Sacramento insists it believes the two of them can contribute, and even play together in the NBA.
As a result, Kings fans were eagerly awaiting the opportunity to see Stauskas and McLemore in action together. It’s always hard to know what to take from Summer League, but if the last ten days are anything to go by, Sacramento fans should be quietly optimistic.
After losing their opening game in Las Vegas against the Spurs, the Kings proceeded to go on a six-game winning streak, which was enough to make them Summer League champions. Although it’s a nice achievement for the squad, it shouldn’t come as much of a surprise, as with the likes of Derrick Williams, Quincy Acy, Ray McCallum and MarShon Brooks involved, they weren’t short of NBA experience.
So, how did Stauskas and McLemore contribute to the team’s success? Well, neither player was particularly spectacular, but they adjusted to what the team needed them to do, and certainly didn’t get in the way of the team winning.
Taller by one inch, it was Nik Stauskas who took the plunge and moved to small forward, while McLemore stayed in his more natural position of shooting guard. It might have worked for the Kings here in Las Vegas, but it’s hard to see an NBA lineup that would let them away with that though.
Sure, with both Stauskas and McLemore on the court the Kings would have a dynamic offensive flow, with a mixture of sharp-shooting and athleticism, but it’s on the defensive end where the problems begin. Stauskas is a poor defender, and isn’t physically big or strong enough to cope with guarding the likes of LeBron James, Kevin Durant or Paul George.
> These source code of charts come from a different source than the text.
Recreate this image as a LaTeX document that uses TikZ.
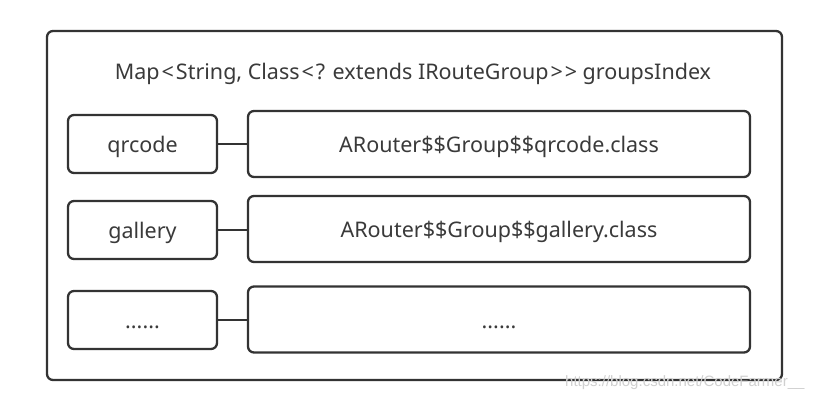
\documentclass[tikz,border=0pt]{standalone}
\usepackage{fontspec}
\setmainfont{Noto Sans}
\newfontfamily\wmfont{Liberation Sans}
\definecolor{boxline}{HTML}{333333}
\definecolor{txt}{HTML}{3A3A3A}
\definecolor{wm}{HTML}{D0D0D0}
\newcommand{\lt}{\hspace{2pt}<\hspace{2pt}}
\newcommand{\gtgt}{\hspace{2pt}{>}\hspace{2pt}{>}}
\begin{document}
\begin{tikzpicture}[x=1pt,y=-1pt,
  box/.style={draw=boxline,line width=2.3pt,rounded corners=6pt,inner sep=0pt,text=txt,font=\fontsize{21.5}{25}\selectfont,text height=22pt,text depth=5pt},
  link/.style={draw=boxline,line width=2.3pt}]
\useasboundingbox (0,0) rectangle (828,404);
\fill[white] (0,0) rectangle (828,404);
\node[draw=boxline,line width=2.3pt,rounded corners=6pt,minimum width=735pt,minimum height=349pt] (outer) at (414.5,205.5) {};
\node[text=txt,font=\fontsize{21.5}{25}\selectfont,inner sep=0pt] (title) at (413,74) {Map\lt String, Class\lt ? extends IRouteGroup\gtgt{} groupsIndex};
\node[box,minimum width=149pt,minimum height=58pt] (k1) at (142.5,144) {qrcode};
\node[box,minimum width=502pt,minimum height=66pt] (v1) at (499,144) {ARouter\$\$Group\$\$qrcode.class};
\node[box,minimum width=149pt,minimum height=58pt] (k2) at (142.5,230) {gallery};
\node[box,minimum width=502pt,minimum height=66pt] (v2) at (499,229) {ARouter\$\$Group\$\$gallery.class};
\node[box,minimum width=149pt,minimum height=58pt] (k3) at (142.5,320) {......};
\node[box,minimum width=502pt,minimum height=66pt] (v3) at (499,319.5) {......};
\draw[link] (k1.east) -- (k1.east -| v1.west);
\draw[link] (k2.east) -- (k2.east -| v2.west);
\draw[link] (k3.east) -- (k3.east -| v3.west);
\node[text=wm,font=\wmfont\fontsize{15}{17}\selectfont,inner sep=0pt,anchor=west] (wmark) at (565,383) {https://blog.csdn.net/CodeFarmer\_\_};
\end{tikzpicture}
\end{document}
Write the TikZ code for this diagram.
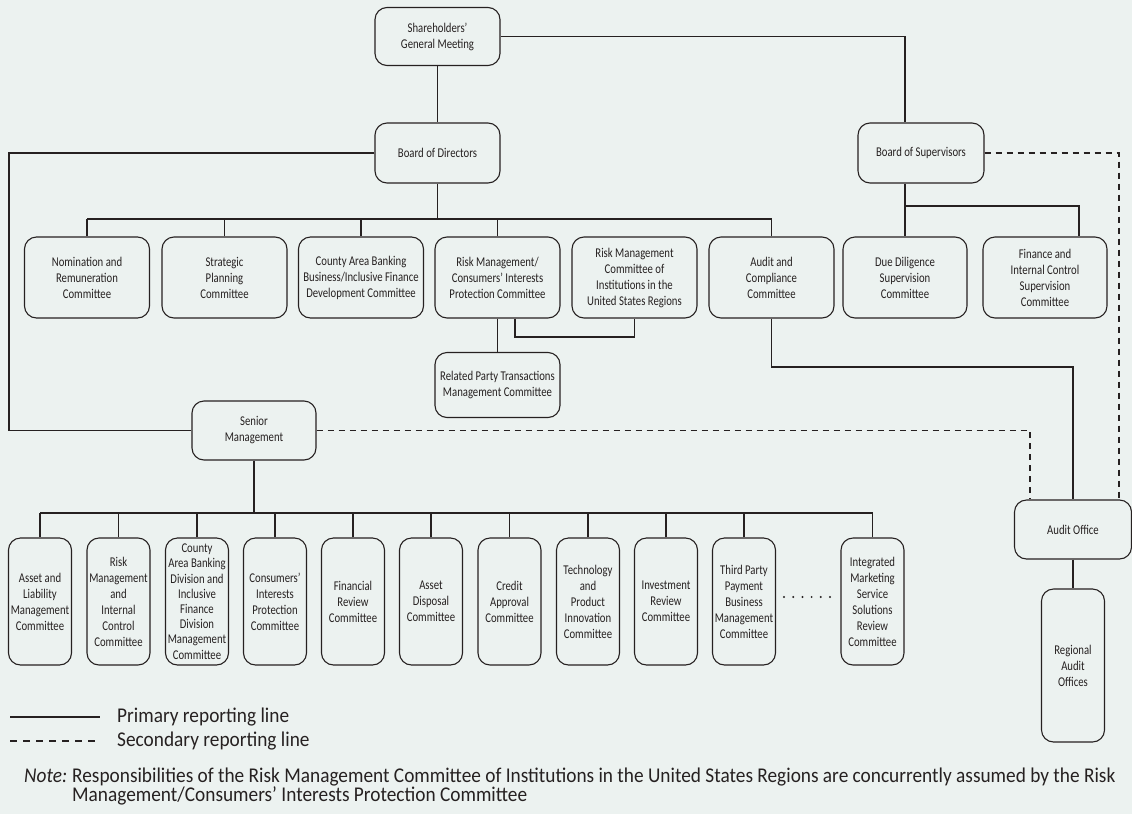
\documentclass[tikz,border=0pt]{standalone}
\usepackage{fontspec}
\setmainfont{Carlito}[FakeStretch=0.8]
\newfontfamily\legendfont{Carlito}[FakeStretch=0.92]
\definecolor{bg}{RGB}{236,242,240}
\definecolor{ink}{RGB}{38,33,33}
\begin{document}
\begin{tikzpicture}[x=1pt,y=-1pt,
  line/.style={draw=ink, line width=1.1pt},
  secline/.style={draw=ink, line width=1.1pt, dash pattern=on 6pt off 5pt},
  box/.style={draw=ink, line width=1.1pt, rounded corners=12pt, fill=bg,
    align=center, inner sep=0pt, text=ink,
    font=\fontsize{13.4}{16}\selectfont},
  wide/.style={box, minimum width=125pt, minimum height=81pt},
  tall/.style={box, minimum width=63pt, minimum height=127pt},
  legendtext/.style={text=ink, inner sep=0pt, font=\legendfont\fontsize{21}{19}\selectfont}]

% canvas
\fill[bg] (0,0) rectangle (1132,814);
\useasboundingbox (0,0) rectangle (1132,814);

% governing bodies
\node[box, minimum width=125pt, minimum height=58pt] (sgm) at (437.5,36.5) {Shareholders’\\General Meeting};
\node[box, minimum width=125pt, minimum height=60pt] (bod) at (437.5,153) {Board of Directors};
\node[box, minimum width=126pt, minimum height=60pt] (bos) at (921,153) {Board of Supervisors};

% board committees
\node[wide] (nrc) at (87,277.5) {Nomination and\\Remuneration\\Committee};
\node[wide] (spc) at (224.5,277.5) {Strategic\\Planning\\Committee};
\node[wide] (cab) at (361,277.5) {County Area Banking\\Business/Inclusive Finance\\Development Committee};
\node[wide] (rmc) at (497.5,277.5) {Risk Management/\\Consumers’ Interests\\Protection Committee};
\node[wide] (rmu) at (634.5,277.5) {Risk Management\\Committee of\\Institutions in the\\United States Regions};
\node[wide] (acc) at (771.5,277.5) {Audit and\\Compliance\\Committee};
\node[box, minimum width=125pt, minimum height=65pt] (rpt) at (497.5,385) {Related Party Transactions\\Management Committee};

% supervisory committees
\node[wide, minimum width=124pt] (ddc) at (905,277.5) {Due Diligence\\Supervision\\Committee};
\node[wide, minimum width=124pt] (fic) at (1045,277.5) {Finance and\\Internal Control\\Supervision\\Committee};

% senior management and its committees
\node[box, minimum width=124pt, minimum height=59pt] (sm) at (254,430.5) {Senior\\Management};
\node[tall] (b1) at (40,601.5) {Asset and\\Liability\\Management\\Committee};
\node[tall] (b2) at (118.5,601.5) {Risk\\Management\\and\\Internal\\Control\\Committee};
\node[tall, font=\fontsize{13.4}{15.2}\selectfont] (b3) at (197,601.5) {County\\Area Banking\\Division and\\Inclusive\\Finance\\Division\\Management\\Committee};
\node[tall] (b4) at (275,601.5) {Consumers’\\Interests\\Protection\\Committee};
\node[tall] (b5) at (353,601.5) {Financial\\Review\\Committee};
\node[tall] (b6) at (431,601.5) {Asset\\Disposal\\Committee};
\node[tall] (b7) at (509.5,601.5) {Credit\\Approval\\Committee};
\node[tall] (b8) at (588,601.5) {Technology\\and\\Product\\Innovation\\Committee};
\node[tall] (b9) at (666,601.5) {Investment\\Review\\Committee};
\node[tall] (b10) at (744,601.5) {Third Party\\Payment\\Business\\Management\\Committee};
\node[tall] (ims) at (872.5,601.5) {Integrated\\Marketing\\Service\\Solutions\\Review\\Committee};

% audit
\node[box, minimum width=117pt, minimum height=59pt] (ao) at (1073,529.5) {Audit Office};
\node[box, minimum width=63pt, minimum height=153pt] (rao) at (1073,665.5) {Regional\\Audit\\Offices};

% routing points
\coordinate (leftx) at (9,0);
\coordinate (dashx) at (1119,0);
\coordinate (smdashx) at (1030,0);
\coordinate (finx) at (1079,0);
\coordinate (rmux) at (515,0);
\coordinate (boardbus) at (0,219);
\coordinate (supbus) at (0,206);
\coordinate (rmuy) at (0,337);
\coordinate (accy) at (0,367);
\coordinate (smbus) at (0,513);

% primary reporting lines
\draw[line] (sgm) -- (bod);
\draw[line] (sgm.east) -| (ddc.north |- bos.north);
\draw[line] (bod.west) -| (leftx |- sm.west) -- (sm.west);

\draw[line] (bod.south) -- (bod.south |- boardbus);
\draw[line] (nrc.north |- boardbus) -- (acc.north |- boardbus);
\foreach \n in {nrc,spc,cab,rmc,acc}
  \draw[line] (\n.north) -- (\n.north |- boardbus);

\draw[line] (ddc.north |- bos.south) -- (ddc.north);
\draw[line] (ddc.north |- supbus) -| (finx |- fic.north);

\draw[line] (rmc.south) -- (rpt.north);
\draw[line] (rmux |- rmc.south) -- (rmux |- rmuy) -| (rmu.south);

\draw[line] (acc.south) -- (acc.south |- accy) -| (ao.north);

\draw[line] (sm.south) -- (sm.south |- smbus);
\draw[line] (b1.north |- smbus) -- (ims.north |- smbus);
\foreach \n in {b1,b2,b3,b4,b5,b6,b7,b8,b9,b10,ims}
  \draw[line] (\n.north) -- (\n.north |- smbus);

\draw[line] (ao.south) -- (rao.north);

% secondary reporting lines
\draw[secline] (bos.east) -| (dashx |- ao.north);
\draw[secline] (sm.east) -| (smdashx |- ao.north);

% omitted committees
\foreach \i in {0,...,5}
  \fill[ink] (784+\i*9.2,597) circle (1.1pt);

% legend
\coordinate (l1a) at (10,717);
\coordinate (l1b) at (100,717);
\coordinate (l2a) at (10,741);
\coordinate (l2b) at (100,741);
\draw[line] (l1a) -- (l1b);
\draw[secline, dash pattern=on 7pt off 6pt] (l2a) -- (l2b);
\node[legendtext, anchor=west] (lg1) at (117,717) {Primary reporting line};
\node[legendtext, anchor=west] (lg2) at (117,741) {Secondary reporting line};

% note
\node[legendtext, anchor=base west] (notelbl) at (24,782) {\itshape Note:};
\node[legendtext, anchor=base west] (note1) at (72,782) {Responsibilities of the Risk Management Committee of Institutions in the United States Regions are concurrently assumed by the Risk};
\node[legendtext, anchor=base west] (note2) at (72,801) {Management/Consumers’ Interests Protection Committee};
\end{tikzpicture}
\end{document}
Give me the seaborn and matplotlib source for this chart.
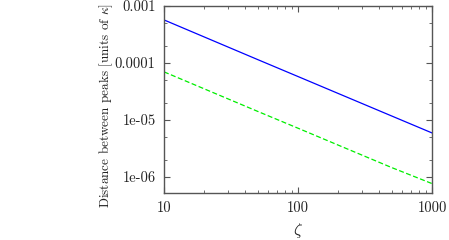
import numpy as np
import pandas as pd
import matplotlib
matplotlib.use('Agg')
import matplotlib.pyplot as plt
import matplotlib.ticker as mticker
import seaborn as sns

# values
zeta = [10, 20, 50, 100, 200, 500, 1000]
dist_blue = [5.7e-4, 2.86e-4, 1.15e-4, 5.8e-5, 2.92e-5, 1.18e-5, 5.95e-6]
dist_green = [7.0e-5, 3.52e-5, 1.42e-5, 7.2e-6, 3.63e-6, 1.47e-6, 7.7e-7]
ytick_vals = [1e-6, 1e-5, 1e-4, 1e-3]
ytick_labels = ['1e-06', '1e-05', '0.0001', '0.001']
xtick_vals = [10, 100, 1000]
xtick_labels = ['10', '100', '1000']

df = pd.DataFrame({
    'zeta': zeta * 2,
    'dist': dist_blue + dist_green,
    'series': ['a'] * len(zeta) + ['b'] * len(zeta),
})

sns.set_style('ticks')
plt.rcParams['font.family'] = ['cmr10', 'DejaVu Serif']
plt.rcParams['mathtext.fontset'] = 'cm'
plt.rcParams['axes.unicode_minus'] = False

fig = plt.figure(figsize=(4.49, 2.40), dpi=100)
ax = fig.add_axes([0.3653, 0.1946, 0.5968, 0.7804])

sns.lineplot(data=df, x='zeta', y='dist', hue='series', style='series',
             palette={'a': '#0000ff', 'b': '#00ee00'},
             dashes={'a': '', 'b': (4, 2)}, linewidth=0.9,
             legend=False, ax=ax)

ax.set_xscale('log')
ax.set_yscale('log')
ax.set_xlim(10, 1000)
ax.set_ylim(5.2e-7, 1e-3)

ax.xaxis.set_major_locator(mticker.FixedLocator(xtick_vals))
ax.xaxis.set_major_formatter(mticker.FixedFormatter(xtick_labels))
ax.xaxis.set_minor_locator(mticker.LogLocator(base=10, subs=np.arange(2, 10)))
ax.xaxis.set_minor_formatter(mticker.NullFormatter())
ax.yaxis.set_major_locator(mticker.FixedLocator(ytick_vals))
ax.yaxis.set_major_formatter(mticker.FixedFormatter(ytick_labels))
ax.yaxis.set_minor_locator(mticker.LogLocator(base=10, subs=[2.0, 5.0]))
ax.yaxis.set_minor_formatter(mticker.NullFormatter())

for sp in ax.spines.values():
    sp.set_visible(True)
    sp.set_color('#555555')
    sp.set_linewidth(1.0)

ax.tick_params(which='both', direction='in', top=True, right=True,
               color='#555555', labelsize=10.5, labelcolor='#222222')
ax.tick_params(which='major', length=4, width=0.8, pad=6)
ax.tick_params(which='minor', length=2, width=0.6)

ax.set_xlabel(r'$\zeta$', fontsize=12, labelpad=4, color='#222222')
ax.set_ylabel(r'Distance between peaks [units of $\kappa$]', fontsize=9.5,
              color='#222222')
ax.yaxis.set_label_coords(-0.183, 0.47)

fig.savefig('out.png', dpi=100)
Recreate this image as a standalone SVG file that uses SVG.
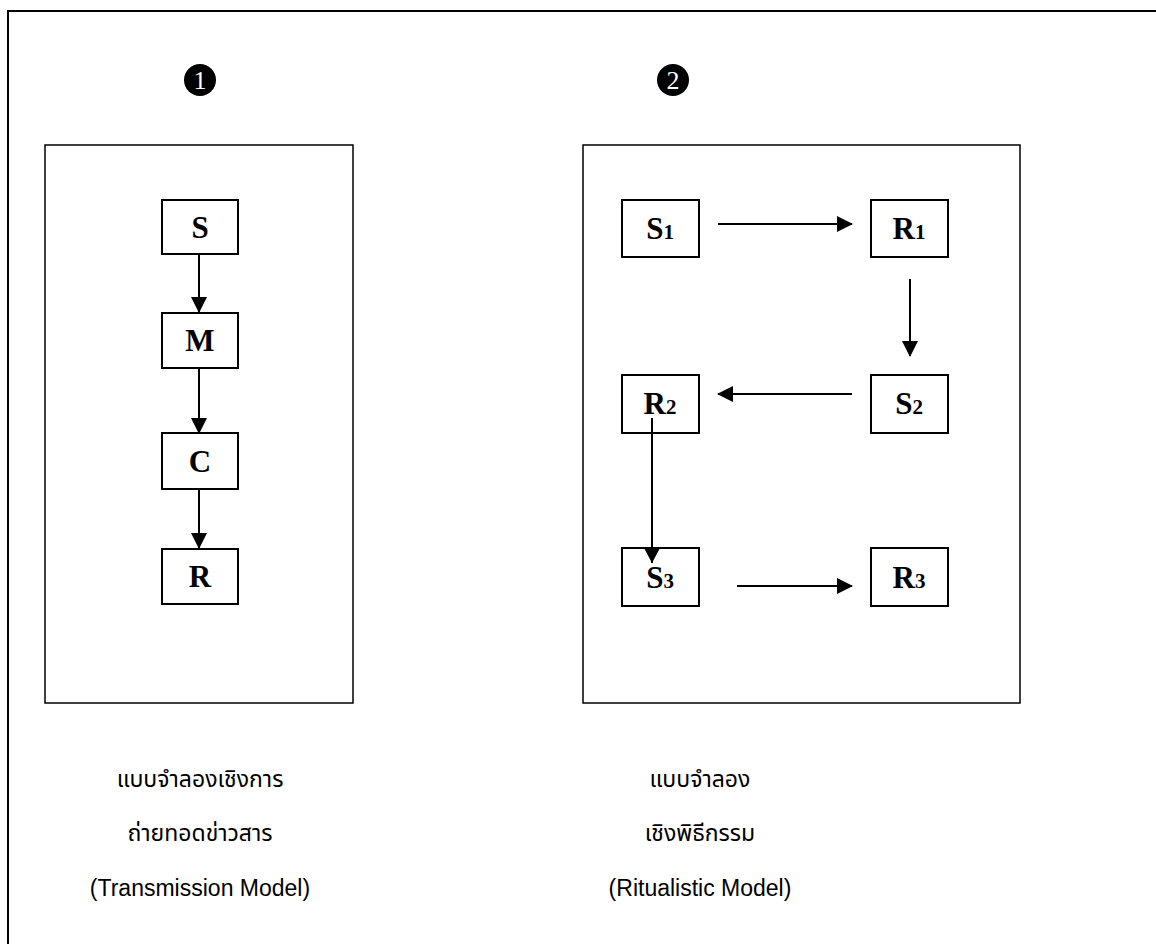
<svg xmlns="http://www.w3.org/2000/svg" width="1156" height="944" viewBox="0 0 1156 944">
<defs>
<marker id="ah" viewBox="0 0 16 16" refX="15" refY="8" markerWidth="16" markerHeight="16" markerUnits="userSpaceOnUse" orient="auto">
<path d="M0,0 L16,8 L0,16 Z" fill="#000"/>
</marker>
<style>
.frame{fill:none;stroke:#000;stroke-width:2}
.panel{fill:none;stroke:#000;stroke-width:1.5}
.box{fill:#fff;stroke:#000;stroke-width:2}
.lbl{font-family:"Liberation Serif","Times New Roman",serif;font-weight:bold;font-size:31px;text-anchor:middle}
.sub{font-size:21px}
.cap{font-family:"Liberation Sans","Noto Sans Thai","Loma","Garuda","Noto Sans",sans-serif;font-size:23px;text-anchor:middle;fill:#000}
.num{font-family:"Liberation Serif",serif;font-size:26px;fill:#fff;text-anchor:middle}
.conn{stroke:#000;stroke-width:2;fill:none;marker-end:url(#ah)}
</style>
</defs>
<rect width="1156" height="944" fill="#fff"/>
<path class="frame" d="M8,960 L8,11 L1170,11"/>
<g id="badge1"><circle cx="200" cy="80" r="16" fill="#000"/><text class="num" x="200" y="89">1</text></g>
<g id="badge2"><circle cx="673" cy="80" r="16" fill="#000"/><text class="num" x="673" y="89">2</text></g>
<g id="panel-transmission"><rect class="panel" x="45" y="145" width="308" height="558"/></g>
<g id="panel-ritualistic"><rect class="panel" x="583" y="145" width="437" height="558"/></g>
<g id="connectors">
<line class="conn" x1="199" y1="254" x2="199" y2="312"/>
<line class="conn" x1="199" y1="368" x2="199" y2="433"/>
<line class="conn" x1="199" y1="489" x2="199" y2="548"/>
<line class="conn" x1="718" y1="224" x2="852" y2="224"/>
<line class="conn" x1="910" y1="279" x2="910" y2="356"/>
<line class="conn" x1="852" y1="394" x2="718" y2="394"/>
<line class="conn" x1="652" y1="418" x2="652" y2="563"/>
<line class="conn" x1="737" y1="586" x2="852" y2="586"/>
</g>
<g id="node-S"><rect class="box" x="162" y="200" width="76" height="54"/><text class="lbl" x="200" y="238">S</text></g>
<g id="node-M"><rect class="box" x="162" y="313" width="76" height="55"/><text class="lbl" x="200" y="351">M</text></g>
<g id="node-C"><rect class="box" x="162" y="433" width="76" height="56"/><text class="lbl" x="200" y="472">C</text></g>
<g id="node-R"><rect class="box" x="162" y="549" width="76" height="55"/><text class="lbl" x="200" y="587">R</text></g>
<g id="node-S1"><rect class="box" x="622" y="200" width="77" height="57"/><text class="lbl" x="660" y="239">S<tspan class="sub">1</tspan></text></g>
<g id="node-R1"><rect class="box" x="871" y="200" width="77" height="57"/><text class="lbl" x="909" y="239">R<tspan class="sub">1</tspan></text></g>
<g id="node-R2"><rect class="box" x="622" y="375" width="77" height="58"/><text class="lbl" x="660" y="414">R<tspan class="sub">2</tspan></text></g>
<g id="node-S2"><rect class="box" x="871" y="375" width="77" height="58"/><text class="lbl" x="909" y="414">S<tspan class="sub">2</tspan></text></g>
<line x1="652" y1="418" x2="652" y2="433" stroke="#000" stroke-width="2"/>
<g id="node-S3"><rect class="box" x="622" y="548" width="77" height="58"/><text class="lbl" x="660" y="588">S<tspan class="sub">3</tspan></text></g>
<line x1="652" y1="548" x2="652" y2="563" stroke="#000" stroke-width="2"/>
<path d="M644,548 L660,548 L652,563 Z" fill="#000"/>
<g id="node-R3"><rect class="box" x="871" y="548" width="77" height="58"/><text class="lbl" x="909" y="588">R<tspan class="sub">3</tspan></text></g>
<g id="caption-1">
<text class="cap" x="200" y="787">แบบจำลองเชิงการ</text>
<text class="cap" x="200" y="841">ถ่ายทอดข่าวสาร</text>
<text class="cap" x="200" y="896">(Transmission Model)</text>
</g>
<g id="caption-2">
<text class="cap" x="700" y="787">แบบจำลอง</text>
<text class="cap" x="700" y="841">เชิงพิธีกรรม</text>
<text class="cap" x="700" y="896">(Ritualistic Model)</text>
</g>
</svg>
This means that despite the Kings insistence that the two can fit together, it won’t be at the two and three spot anyway. That leaves the option of Sacramento playing with size in the backcourt. There’s been no evidence to convince anyone that Stauskas and McLemore are good enough ball handlers to run plays for significant chunks of time at the NBA level. Plus, with Darren Collison and Ray McCallum on the roster, you’d have to feel the Kings have better options at point guard.
This leads into a question of, how do they fit then? Or even, who’s the better player? Both of those questions are tough to answer, and my feeling would be that the Kings will hope to learn the answers to them on the fly as the season progresses. McLemore has a lot of talent, and on paper he probably has more going for his game. Yet he’s already had one year in the league, and struggled to make the impact that many expected.
Coming into the draft, many experts were quick to emphasize that there was more to Stauskas than his shooting. Yet even if that isn’t the case, there’s not a lot wrong with being an elite shooter. Stauskas shot 47.8 percent from deep in Summer League, showing no signs of struggling with the adjustment to the professional three-point line. If those numbers are anywhere near replicated in the NBA, Stauskas will be a valuable weapon.
The Kings off-season has puzzled most observers, and they need to think really hard about their next move. It might be too soon to make any final judgements on McLemore, but unless the front office feels certain that he’s going to pan out, it could be wise to move him while he can still yield a respectable return. If the Kings are as enamored with Stauskas as they’ve led everyone to believe, there shouldn’t be much hesitation either.
On the other hand, if they stick with the two of them, and wait it out to give them every chance of success as a duo, expect a really long and tough season ahead for the Sacramento Kings.